One of the things that GCE and AWS have done so well is to just abandon the concept of the shared POSIX filesystem, and produce good tooling to help people deal with the IPC and workflow data processing without it. It’s a hell of a lot of work to go from an on-site HPC environment to GCE though. There’s a ton of money to be made for someone who can make that transition easier and cheaper (if you’ve got it figured out, you know, call me. I want to on it!), but people have sunk so much money into their parallel filesystems and disk that it’s a tough ask for the C-suite.

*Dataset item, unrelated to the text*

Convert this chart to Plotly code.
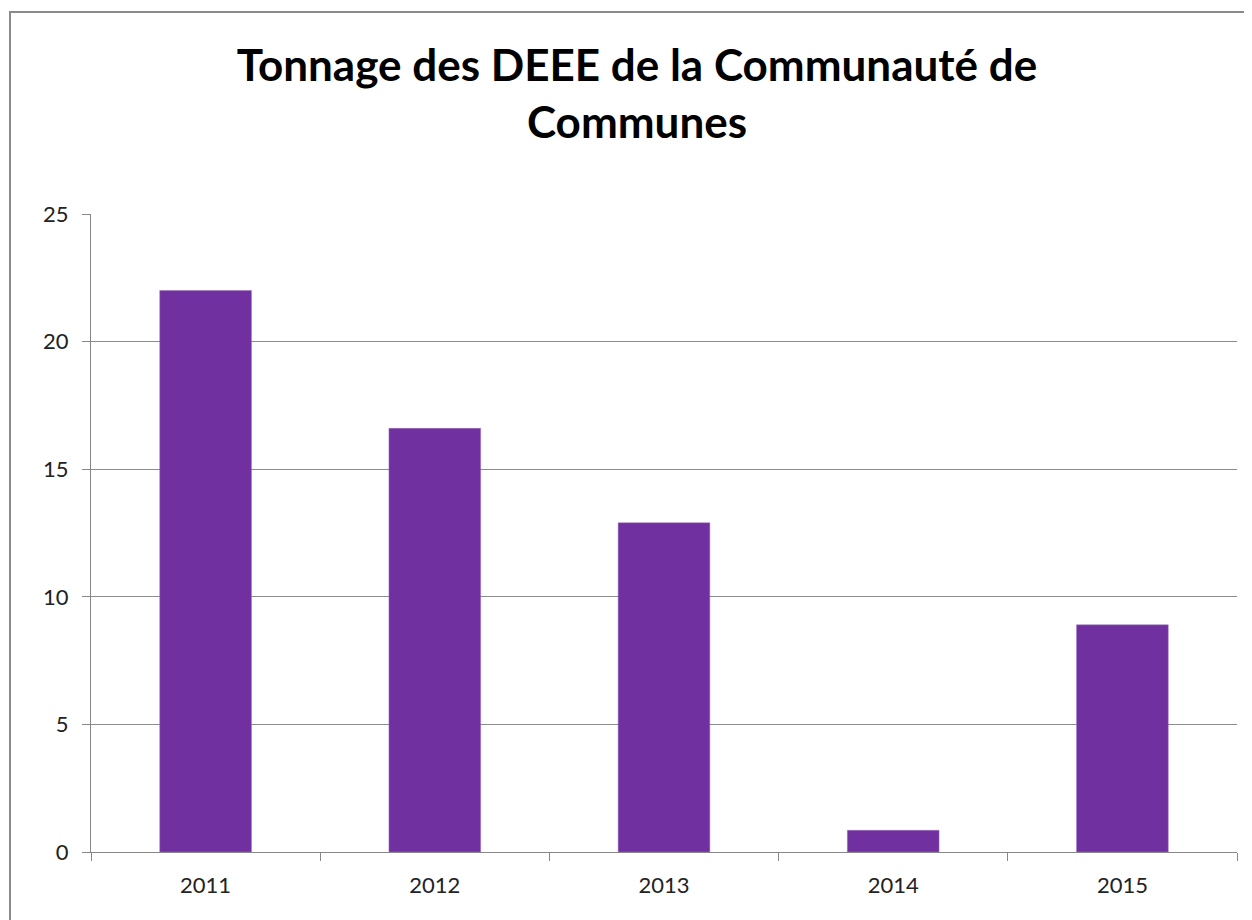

Hypothetically speaking, someone I know really well who’s a lot like me was recently leading a project to do exactly this that got shut down basically because they couldn’t prove it would be cheaper in 3 years.

This is a lovely wedge of experience.

You are of course very correct that if you have a massive number of processes using files for IPC, things will fail in very strange ways.

One of the very positive things that AWS/GCE provide is simple scalable primitives, with obvious metrics to measure limits. For example SQS is a brilliant primitive for many-many message based processing. It avoids the horror of running a HA kafka queue(or worse).